TASK INSTRUCTIONS: Count the lines containing "matplotlib". Give the number alone.

INFORMATION PROVIDED:
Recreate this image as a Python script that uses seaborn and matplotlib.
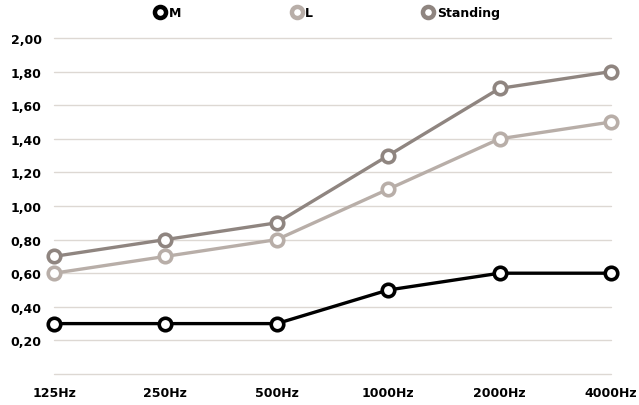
import numpy as np
import pandas as pd
import seaborn as sns
import matplotlib.pyplot as plt
from matplotlib.lines import Line2D

# -----------------------------
# Data
freqs = ["125Hz", "250Hz", "500Hz", "1000Hz", "2000Hz", "4000Hz"]
m_vals = [0.30, 0.30, 0.30, 0.50, 0.60, 0.60]
l_vals = [0.60, 0.70, 0.80, 1.10, 1.40, 1.50]
standing_vals = [0.70, 0.80, 0.90, 1.30, 1.70, 1.80]
series_names = ["M", "L", "Standing"]
colors = {"M": "#000000", "L": "#b8aea8", "Standing": "#8f8580"}
y_ticks = [0.2, 0.4, 0.6, 0.8, 1.0, 1.2, 1.4, 1.6, 1.8, 2.0]

# -----------------------------
# Long-form table
df = pd.DataFrame({
    "freq": freqs * 3,
    "pos": list(range(len(freqs))) * 3,
    "value": m_vals + l_vals + standing_vals,
    "series": ["M"] * 6 + ["L"] * 6 + ["Standing"] * 6,
})

sns.set_style("white")
plt.rcParams["font.family"] = ["DejaVu Sans"]
plt.rcParams["text.color"] = "black"
plt.rcParams["xtick.color"] = "black"
plt.rcParams["ytick.color"] = "black"

fig = plt.figure(figsize=(6.39, 4.06), dpi=100)
ax = fig.add_axes([54 / 639, 1 - 375 / 406, (611 - 54) / 639, (375 - 39) / 406])

# Draw series in reverse so M is on top
for name in ["Standing", "L", "M"]:
    sub = df[df["series"] == name]
    sns.lineplot(data=sub, x="pos", y="value", ax=ax, color=colors[name],
                 linewidth=2.4, marker="o", markersize=9, markerfacecolor="white",
                 markeredgecolor=colors[name], markeredgewidth=2.6,
                 clip_on=False, zorder=3)

ax.set_xlim(0, len(freqs) - 1)
ax.set_ylim(0, 2.0)
ax.set_xticks(range(len(freqs)))
ax.set_xticklabels(freqs)
ax.set_yticks([0] + y_ticks)
ax.set_yticklabels([""] + [f"{v:.2f}".replace(".", ",") for v in y_ticks])
ax.set_xlabel("")
ax.set_ylabel("")
ax.grid(axis="y", color="#ddd8d3", linewidth=1)
ax.grid(axis="x", visible=False)
for gl in ax.get_ygridlines():
    gl.set_clip_on(False)
for s in ax.spines.values():
    s.set_visible(False)
ax.tick_params(axis="both", length=0, labelsize=9, colors="black")
ax.tick_params(axis="y", pad=9)
ax.tick_params(axis="x", pad=9)
for lbl in ax.get_xticklabels() + ax.get_yticklabels():
    lbl.set_fontweight("bold")

# Legend
handles = [Line2D([], [], linestyle="none", marker="o", markersize=8,
                  markerfacecolor="white", markeredgecolor=colors[n],
                  markeredgewidth=3.2) for n in series_names]
leg = fig.legend(handles, series_names, loc="upper center", ncol=3,
                 bbox_to_anchor=(0.507, 1.01), frameon=False,
                 handletextpad=-0.3, columnspacing=8.2,
                 prop={"weight": "bold", "size": 9})
for t in leg.get_texts():
    t.set_color("black")

fig.savefig("out.png", dpi=100)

RESULT OF THE TASK: 3